Upload. Materialized tables can be uploaded to s3://bucket/key, but only on demand. To do so, provide the s3 location as a field value to the remote location field in the workspace, and call sdf build –upload. The upload request first checks whether the data in the remorse location is outdated, only if so it updates the cloud; otherwise upload becomes a no-op.

Example. We continue the s3_123 example. To support upload we have emnriched teh workspace with an upload location like so:

workspace:
  edition: "1.3"
  includes:
     - path: models

(1) Calling sdf build with the upload flag show the following progress (assumimg that the data is not yet uploaded):

sdf build —no-show —upload

  Uploading s3_123.pub.one (s3://wolfram-test-s3/v4/s3_123/pub/one/)
  Uploading s3_123.pub.two (s3://wolfram-test-s3/v4/s3_123/pub/two/)
  Uploading s3_123.pub.three (s3://wolfram-test-s3/v4/s3_123/pub/three/)
    Reusing s3_123.pub.two, s3_123.pub.one, s3_123.pub.three

(2) Calling it again, is again much faster, since we simply check whether the data is already in the cloud.

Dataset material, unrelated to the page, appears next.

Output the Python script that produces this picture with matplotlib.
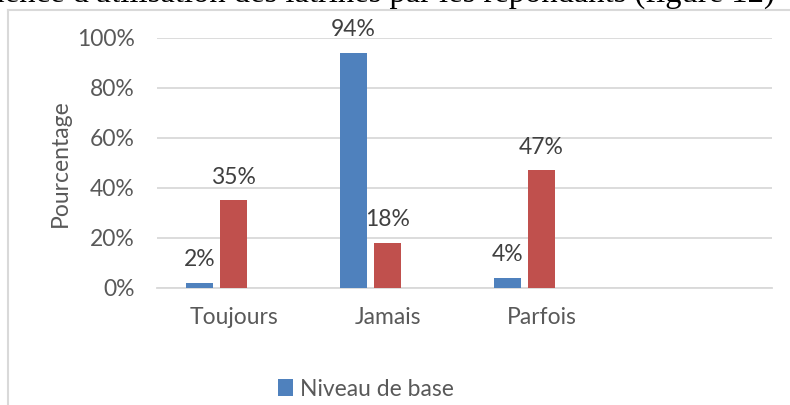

sdf build —no-show —upload

   Synched s3_123.pub.one (s3://wolfram-test-s3/v4/s3_123/pub/one/)
   Synched s3_123.pub.two (s3://wolfram-test-s3/v4/s3_123/pub/two/)
   Synched s3_123.pub.three (s3://wolfram-test-s3/v4/s3_123/pub/three/)
   Reusing s3_123.pub.three, s3_123.pub.one, s3_123.pub.two

End of Example.

No save, no cache

In 99% of scenarios caching works amazingly. But in 1% of scenarios it might actually degrade performance, for example

  • if you know that all data is always fresh and thus can never be in the cache, or
  • if writing the cache would be huge performance penalty to just recomputing the result.

So SDF allows you to contriol the caching behavior:

  • Use --no-save to suppress writing to the cache.
  • Use --no-cache to suppress reading from the cache.